③1分ほど茹でて豆苗のカサが減ったら春雨を加えます。3分ほど茹でたら鶏がらスープ・しょう油・しょうが・ゴマ油・塩コショウを加えて調味します。
④お皿に取り分け、白むきゴマを少量ふったら出来上がりです♪
⑶☆中華 春雨サラダ☆
https://cookpad.com/recipe/1431110
【材料】
- 春雨 40〜50g
- きゅうり 1本
- 卵 1個
- ハム 4枚
- 醤油 大さじ1と1/2
- 酢 大さじ1と1/2
- 砂糖 大さじ1と1/2
- ごま油 大さじ1と1/2
- 鶏ガラスープ(顆粒) 小さじ1
- 白いりごま 適量
【作り方】
①きゅうり、ハム、薄焼き卵は千切りに♪
②春雨は表示通りにもどし、食べやすい長さにカットする♪
③●の調味料を合わせておく♪
④①②③をボウルに入れて♪
⑤③の調味料を加えて♪
⑥白ごまも適量加えてよく混ぜ合わせ、冷蔵庫で30分。味をなじませて♪
⑦出来上がり*
⑷ヘルシー☆白菜と春雨たっぷり豚肉炒め
https://cookpad.com/recipe/1431110
【材料(4〜6人分)】
- 白菜 1/4個(約600g)
- 豚バラ薄切り肉(豚こま肉でもok) 180〜200g
- (酒・しょうゆ)下味用 各小さじ2
- 春雨 100g
- サラダ油 適量
- 砂糖 大さじ1
- 酒 大さじ1
- しょうゆ 大さじ2
- オイスターソース 大さじ2
- 鶏ガラスープの素 小さじ1/2
- 水 大さじ2
- 塩・コショウ 少々
【作り方】
①白菜は1cm幅に、肉は食べやすい大きさに切り、肉に酒と醤油で下味をつける。
②春雨は水で少し芯が残る状態まで戻し、キッチンバサミで食べやすい長さに切る。
③強火で油を熱して、肉を炒めます。肉の色が変わったら白菜を加えて、芯の部分が少し透き通るぐらいまで炒めます。

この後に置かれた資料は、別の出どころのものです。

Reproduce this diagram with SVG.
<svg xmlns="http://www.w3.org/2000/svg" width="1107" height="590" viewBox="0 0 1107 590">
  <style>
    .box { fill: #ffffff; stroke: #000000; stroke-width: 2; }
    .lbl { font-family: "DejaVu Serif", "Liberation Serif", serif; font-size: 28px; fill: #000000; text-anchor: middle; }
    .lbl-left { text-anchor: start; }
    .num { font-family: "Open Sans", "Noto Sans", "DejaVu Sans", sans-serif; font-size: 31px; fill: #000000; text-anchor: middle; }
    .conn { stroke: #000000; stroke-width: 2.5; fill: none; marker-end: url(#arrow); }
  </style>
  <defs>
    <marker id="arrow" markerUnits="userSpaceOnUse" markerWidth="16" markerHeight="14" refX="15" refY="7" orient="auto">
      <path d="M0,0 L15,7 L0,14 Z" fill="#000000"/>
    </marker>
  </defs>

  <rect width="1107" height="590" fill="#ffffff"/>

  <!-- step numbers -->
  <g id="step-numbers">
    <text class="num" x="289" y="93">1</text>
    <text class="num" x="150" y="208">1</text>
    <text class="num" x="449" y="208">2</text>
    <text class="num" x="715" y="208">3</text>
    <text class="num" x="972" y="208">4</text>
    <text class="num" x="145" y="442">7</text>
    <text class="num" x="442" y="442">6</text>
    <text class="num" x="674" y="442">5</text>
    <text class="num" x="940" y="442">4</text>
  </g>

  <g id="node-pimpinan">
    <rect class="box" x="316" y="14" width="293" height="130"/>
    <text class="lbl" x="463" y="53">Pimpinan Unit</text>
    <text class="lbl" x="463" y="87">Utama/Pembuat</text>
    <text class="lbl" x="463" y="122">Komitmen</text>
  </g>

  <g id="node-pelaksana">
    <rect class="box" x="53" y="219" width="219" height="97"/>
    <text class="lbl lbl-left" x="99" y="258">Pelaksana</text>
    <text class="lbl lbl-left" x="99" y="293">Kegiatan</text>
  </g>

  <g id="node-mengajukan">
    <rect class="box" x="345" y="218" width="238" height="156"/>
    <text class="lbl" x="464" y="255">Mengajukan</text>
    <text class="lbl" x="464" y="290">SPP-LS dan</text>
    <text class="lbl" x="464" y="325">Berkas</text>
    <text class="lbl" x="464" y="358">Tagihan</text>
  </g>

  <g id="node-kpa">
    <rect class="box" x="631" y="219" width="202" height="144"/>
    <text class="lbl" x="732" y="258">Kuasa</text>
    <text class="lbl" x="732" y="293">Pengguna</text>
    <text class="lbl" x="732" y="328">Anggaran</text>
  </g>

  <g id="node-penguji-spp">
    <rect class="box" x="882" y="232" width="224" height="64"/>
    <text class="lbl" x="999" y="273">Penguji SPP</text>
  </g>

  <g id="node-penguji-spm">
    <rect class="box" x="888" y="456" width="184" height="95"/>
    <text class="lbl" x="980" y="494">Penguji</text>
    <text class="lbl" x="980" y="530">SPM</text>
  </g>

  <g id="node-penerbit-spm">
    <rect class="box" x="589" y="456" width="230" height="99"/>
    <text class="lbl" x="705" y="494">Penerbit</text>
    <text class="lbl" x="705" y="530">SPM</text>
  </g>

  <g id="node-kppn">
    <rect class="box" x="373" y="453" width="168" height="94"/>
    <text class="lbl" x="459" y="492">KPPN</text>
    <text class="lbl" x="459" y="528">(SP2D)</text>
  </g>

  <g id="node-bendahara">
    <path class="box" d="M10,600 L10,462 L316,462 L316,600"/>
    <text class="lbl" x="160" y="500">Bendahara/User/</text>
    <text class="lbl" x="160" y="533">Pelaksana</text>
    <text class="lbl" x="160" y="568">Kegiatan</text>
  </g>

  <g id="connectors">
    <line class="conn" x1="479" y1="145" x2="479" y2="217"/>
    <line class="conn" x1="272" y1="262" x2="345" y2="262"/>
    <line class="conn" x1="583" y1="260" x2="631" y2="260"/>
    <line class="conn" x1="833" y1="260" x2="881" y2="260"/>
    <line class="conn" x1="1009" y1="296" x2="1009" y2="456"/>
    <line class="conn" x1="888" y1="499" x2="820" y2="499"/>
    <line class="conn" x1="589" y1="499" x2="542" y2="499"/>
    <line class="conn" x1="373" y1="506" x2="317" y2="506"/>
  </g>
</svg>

④春雨と●の調味料を全て加えて、春雨が汁気を半分ぐらい吸うまで炒めたら出来上がり!
⑸簡単なの本格的♪チャプチェ
【材料(4人分)】
韓国春雨 100g
- しょうゆ 大さじ3
- 砂糖 大さじ1
- みりん 大さじ2
- 塩 少々
牛肉 100g
- しょうゆ 大さじ1
- 砂糖 小さじ2
- すりおろしにんにく 1片
- ごま油 小さじ1
- 炒りごま 小さじ1
エリンギ 2本
ニラ 1把
玉ねぎ 1/2個
人参 1/2本
- ごま油 各小さじ1
- 塩 各少々
【作り方】
①春雨は熱湯で5〜6分ゆで、適当な長さに切る。牛肉は細く切り、調味料で和えておく。

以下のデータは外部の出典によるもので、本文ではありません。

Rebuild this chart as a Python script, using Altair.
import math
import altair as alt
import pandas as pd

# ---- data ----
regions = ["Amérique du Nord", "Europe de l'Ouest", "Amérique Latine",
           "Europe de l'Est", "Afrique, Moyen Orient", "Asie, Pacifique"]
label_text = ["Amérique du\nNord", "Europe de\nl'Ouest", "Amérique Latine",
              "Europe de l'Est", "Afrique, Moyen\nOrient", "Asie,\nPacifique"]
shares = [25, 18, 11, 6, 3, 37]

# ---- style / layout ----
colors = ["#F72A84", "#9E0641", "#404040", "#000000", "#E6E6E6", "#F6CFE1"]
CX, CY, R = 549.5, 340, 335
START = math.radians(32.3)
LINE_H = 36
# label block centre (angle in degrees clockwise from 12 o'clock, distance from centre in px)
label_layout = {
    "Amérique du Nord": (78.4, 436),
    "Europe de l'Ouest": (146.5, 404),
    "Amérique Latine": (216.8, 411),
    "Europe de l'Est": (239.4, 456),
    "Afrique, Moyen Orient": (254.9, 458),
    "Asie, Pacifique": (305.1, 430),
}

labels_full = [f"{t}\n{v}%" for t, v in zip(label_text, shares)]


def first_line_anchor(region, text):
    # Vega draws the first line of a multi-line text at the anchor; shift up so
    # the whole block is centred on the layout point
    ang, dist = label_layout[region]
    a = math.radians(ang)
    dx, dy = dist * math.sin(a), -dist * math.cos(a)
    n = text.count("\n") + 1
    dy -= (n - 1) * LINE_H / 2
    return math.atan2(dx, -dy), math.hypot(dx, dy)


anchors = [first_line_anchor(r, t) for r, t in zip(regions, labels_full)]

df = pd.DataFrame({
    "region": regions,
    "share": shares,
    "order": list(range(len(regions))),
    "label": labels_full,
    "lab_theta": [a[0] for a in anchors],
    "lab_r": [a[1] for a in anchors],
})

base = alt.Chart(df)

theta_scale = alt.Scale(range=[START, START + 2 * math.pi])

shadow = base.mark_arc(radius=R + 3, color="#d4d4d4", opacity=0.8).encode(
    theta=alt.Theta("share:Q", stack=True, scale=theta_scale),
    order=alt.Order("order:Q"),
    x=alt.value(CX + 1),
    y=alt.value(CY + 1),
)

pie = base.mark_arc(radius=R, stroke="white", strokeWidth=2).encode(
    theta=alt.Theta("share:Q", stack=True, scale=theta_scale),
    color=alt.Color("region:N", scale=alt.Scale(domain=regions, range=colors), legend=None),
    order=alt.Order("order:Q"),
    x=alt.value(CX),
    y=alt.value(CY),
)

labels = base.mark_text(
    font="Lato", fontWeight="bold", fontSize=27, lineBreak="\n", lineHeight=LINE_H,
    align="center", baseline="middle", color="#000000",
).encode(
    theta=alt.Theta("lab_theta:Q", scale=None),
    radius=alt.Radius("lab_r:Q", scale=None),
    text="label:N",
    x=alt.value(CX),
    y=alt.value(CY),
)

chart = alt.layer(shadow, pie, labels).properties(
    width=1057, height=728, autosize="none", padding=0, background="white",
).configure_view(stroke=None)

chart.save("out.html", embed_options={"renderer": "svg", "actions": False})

②野菜は千切りにして、ごま油と塩でそれぞれ炒め、ボウルに入れていく。※注意※絶対に一緒に炒めないこと
③①の牛肉を炒め、ボウルに入れる。
④春雨用のタレをフライパンに入れて火にかけ、春雨を加えて汁気がなくなるまで炒りつける。ボウルに入れ、全部を混ぜ出来上がり。
6.まとめ
本記事では、はるさめの歴史から名前の由来などを解説しました。はるさめは近くのスーパーで購入したり、インスタント食品でも手軽に食べたりできます。そして、ヘルシーで健康に良いので子供から大人まで楽しめますね。ぜひ、これからの食生活に積極的にはるさめを取り入れてみてください。